*Written task*:
In the listing that follows, retype every line from the first through the one containing "import seaborn as sns". Pictures are to be left out.

*Supplied material*:
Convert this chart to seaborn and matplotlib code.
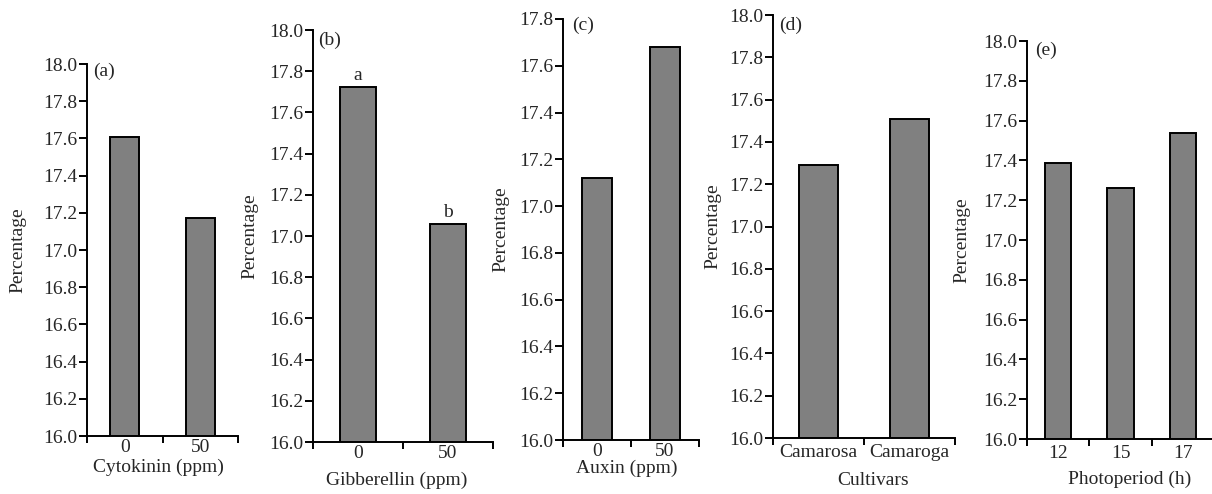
import numpy as np
import matplotlib
matplotlib.use("Agg")
import matplotlib.pyplot as plt
import seaborn as sns

# ---- data ----
cyto_cats = ["0", "50"]
cyto_vals = [17.61, 17.17]
gibb_cats = ["0", "50"]
gibb_vals = [17.725, 17.06]
gibb_letters = ["a", "b"]
aux_cats = ["0", "50"]
aux_vals = [17.12, 17.68]
cult_cats = ["Camarosa", "Camaroga"]
cult_vals = [17.29, 17.51]
photo_cats = ["12", "15", "17"]
photo_vals = [17.385, 17.26, 17.54]

sns.set_style("ticks")
plt.rcParams["font.family"] = ["Liberation Serif", "DejaVu Serif"]
plt.rcParams["font.size"] = 14

W, H = 1212, 494
fig = plt.figure(figsize=(W / 100, H / 100), dpi=100)

panels = [
    # cats, vals, xlabel, tag, ymax, (L, R, T, B), ylab_x, xlab_xy, tag_off, xpad, width
    (cyto_cats, cyto_vals, "Cytokinin (ppm)", "(a)", 18.0, (87, 238, 64, 436), 18, (158, 467), (6, -7), 2, 0.39),
    (gibb_cats, gibb_vals, "Gibberellin (ppm)", "(b)", 18.0, (313, 493, 30, 442), 250, (397, 480), (5, -10), 2, 0.40),
    (aux_cats, aux_vals, "Auxin (ppm)", "(c)", 17.8, (563, 699, 19, 440), 501, (627, 468), (9, -6), 2, 0.43),
    (cult_cats, cult_vals, "Cultivars", "(d)", 18.0, (773, 955, 15, 438), 713, (873, 480), (6, -10), 4, 0.42),
    (photo_cats, photo_vals, "Photoperiod (h)", "(e)", 18.0, (1027, 1214, 41, 439), 962, (1130, 479), (8, -9), 4, 0.42),
]

for idx, (cats, vals, xlab, tag, ymax, box, ylx, xlxy, toff, xpad, bw) in enumerate(panels):
    L, R, T, B = box
    ax = fig.add_axes([L / W, 1 - B / H, (R - L) / W, (B - T) / H])
    sns.barplot(x=cats, y=vals, ax=ax, color="#808080", saturation=1,
                edgecolor="black", linewidth=1.4, width=bw)
    n = len(cats)
    ax.set_xlim(-0.5, n - 0.5)
    ax.set_ylim(16.0, ymax)
    yt = np.round(np.arange(16.0, ymax + 0.001, 0.2), 1)
    ax.set_yticks(yt)
    ax.set_yticklabels([f"{v:.1f}" for v in yt])
    ax.set_xticks(range(n))
    ax.set_xticklabels(cats)
    ax.set_xticks(np.arange(-0.5, n, 1.0), minor=True)
    ax.tick_params(axis="x", which="major", length=0, pad=xpad, labelsize=14)
    ax.tick_params(axis="x", which="minor", length=5, width=1.4, direction="out", color="black")
    ax.tick_params(axis="y", length=6, width=1.4, pad=1, labelsize=14, color="black")
    for s in ["top", "right"]:
        ax.spines[s].set_visible(False)
    for s in ["left", "bottom"]:
        ax.spines[s].set_linewidth(1.4)
        ax.spines[s].set_color("black")
    ax.set_ylabel("Percentage", fontsize=14)
    ax.set_xlabel(xlab, fontsize=14)
    ax.yaxis.label.set_va("center")
    ax.xaxis.label.set_va("center")
    ax.yaxis.set_label_coords(ylx / W, 1 - ((T + B) / 2) / H, transform=fig.transFigure)
    ax.xaxis.set_label_coords(xlxy[0] / W, 1 - xlxy[1] / H, transform=fig.transFigure)
    ax.annotate(tag, xy=(0, 1), xycoords="axes fraction", xytext=toff,
                textcoords="offset pixels", ha="left", va="center", fontsize=14)
    if idx == 1:
        for i, (v, lt) in enumerate(zip(vals, gibb_letters)):
            ax.annotate(lt, xy=(i, v), xytext=(0, 3), textcoords="offset pixels",
                        ha="center", va="bottom", fontsize=14)
    ax.set_facecolor("white")

fig.savefig("out.png", dpi=100, facecolor="white")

*Solved exercise*:
Convert this chart to seaborn and matplotlib code.
import numpy as np
import matplotlib
matplotlib.use("Agg")
import matplotlib.pyplot as plt
import seaborn as sns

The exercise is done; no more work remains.